§ STATED TASK: Output the material exactly, but drop every image it holds.

====

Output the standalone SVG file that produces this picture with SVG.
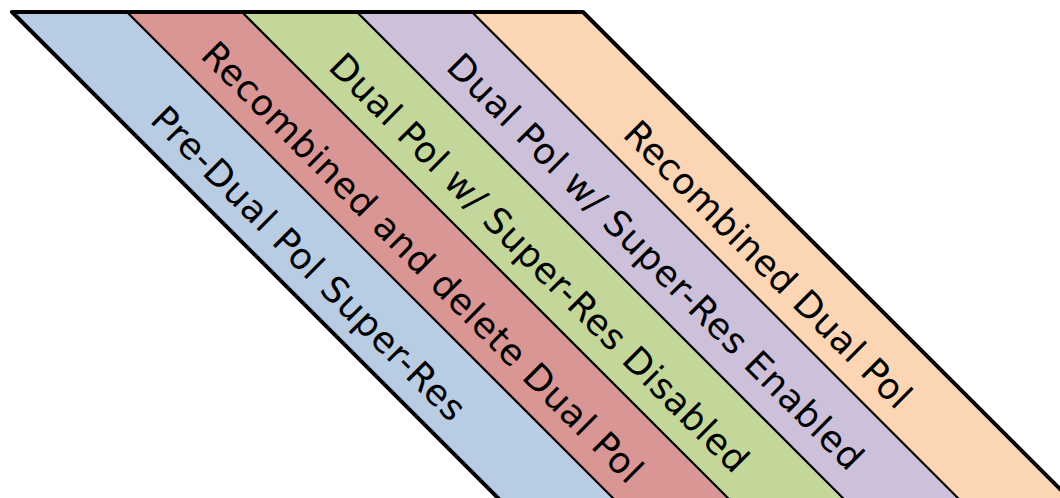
<svg xmlns="http://www.w3.org/2000/svg" width="1060" height="498" viewBox="0 0 1060 498">
  <style>
    .band { stroke: #000; stroke-width: 2; stroke-linejoin: miter; }
    .lbl { font-family: "DejaVu Sans", "Liberation Sans", sans-serif; font-size: 36px; fill: #000; }
    .outline { fill: none; stroke: #000; stroke-width: 4; stroke-linejoin: round; stroke-linecap: round; }
  </style>
  <rect width="1060" height="498" fill="#fff"/>
  <g id="band-pre-dual-pol">
    <polygon class="band" fill="#b8cce4" points="12,12 127,12 635,520 520,520"/>
    <text class="lbl" transform="rotate(45)" x="191" y="-19.5" textLength="427">Pre-Dual Pol Super-Res</text>
  </g>
  <g id="band-recombined-delete">
    <polygon class="band" fill="#da9694" points="127,12 242,12 750,520 635,520"/>
    <text class="lbl" transform="rotate(45)" x="181" y="-100.8" textLength="606">Recombined and delete Dual Pol</text>
  </g>
  <g id="band-superres-disabled">
    <polygon class="band" fill="#c4d79b" points="242,12 357,12 865,520 750,520"/>
    <text class="lbl" transform="rotate(45)" x="279.5" y="-182.9" textLength="575">Dual Pol w/ Super-Res Disabled</text>
  </g>
  <g id="band-superres-enabled">
    <polygon class="band" fill="#ccc0da" points="357,12 472,12 980,520 865,520"/>
    <text class="lbl" transform="rotate(45)" x="363" y="-266" textLength="571">Dual Pol w/ Super-Res Enabled</text>
  </g>
  <g id="band-recombined-dual-pol">
    <polygon class="band" fill="#fcd5b4" points="472,12 583,12 1091,520 980,520"/>
    <text class="lbl" transform="rotate(45)" x="535.5" y="-343.4" textLength="389">Recombined Dual Pol</text>
  </g>
  <g id="connectors">
    <path class="outline" d="M520,520 L12,12 L583,12 L1091,520"/>
  </g>
</svg>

====

§ TASK OUTPUT:
Output the standalone SVG file that produces this picture with SVG.
<svg xmlns="http://www.w3.org/2000/svg" width="1060" height="498" viewBox="0 0 1060 498">
  <style>
    .band { stroke: #000; stroke-width: 2; stroke-linejoin: miter; }
    .lbl { font-family: "DejaVu Sans", "Liberation Sans", sans-serif; font-size: 36px; fill: #000; }
    .outline { fill: none; stroke: #000; stroke-width: 4; stroke-linejoin: round; stroke-linecap: round; }
  </style>
  <rect width="1060" height="498" fill="#fff"/>
  <g id="band-pre-dual-pol">
    <polygon class="band" fill="#b8cce4" points="12,12 127,12 635,520 520,520"/>
    <text class="lbl" transform="rotate(45)" x="191" y="-19.5" textLength="427">Pre-Dual Pol Super-Res</text>
  </g>
  <g id="band-recombined-delete">
    <polygon class="band" fill="#da9694" points="127,12 242,12 750,520 635,520"/>
    <text class="lbl" transform="rotate(45)" x="181" y="-100.8" textLength="606">Recombined and delete Dual Pol</text>
  </g>
  <g id="band-superres-disabled">
    <polygon class="band" fill="#c4d79b" points="242,12 357,12 865,520 750,520"/>
    <text class="lbl" transform="rotate(45)" x="279.5" y="-182.9" textLength="575">Dual Pol w/ Super-Res Disabled</text>
  </g>
  <g id="band-superres-enabled">
    <polygon class="band" fill="#ccc0da" points="357,12 472,12 980,520 865,520"/>
    <text class="lbl" transform="rotate(45)" x="363" y="-266" textLength="571">Dual Pol w/ Super-Res Enabled</text>
  </g>
  <g id="band-recombined-dual-pol">
    <polygon class="band" fill="#fcd5b4" points="472,12 583,12 1091,520 980,520"/>
    <text class="lbl" transform="rotate(45)" x="535.5" y="-343.4" textLength="389">Recombined Dual Pol</text>
  </g>
  <g id="connectors">
    <path class="outline" d="M520,520 L12,12 L583,12 L1091,520"/>
  </g>
</svg>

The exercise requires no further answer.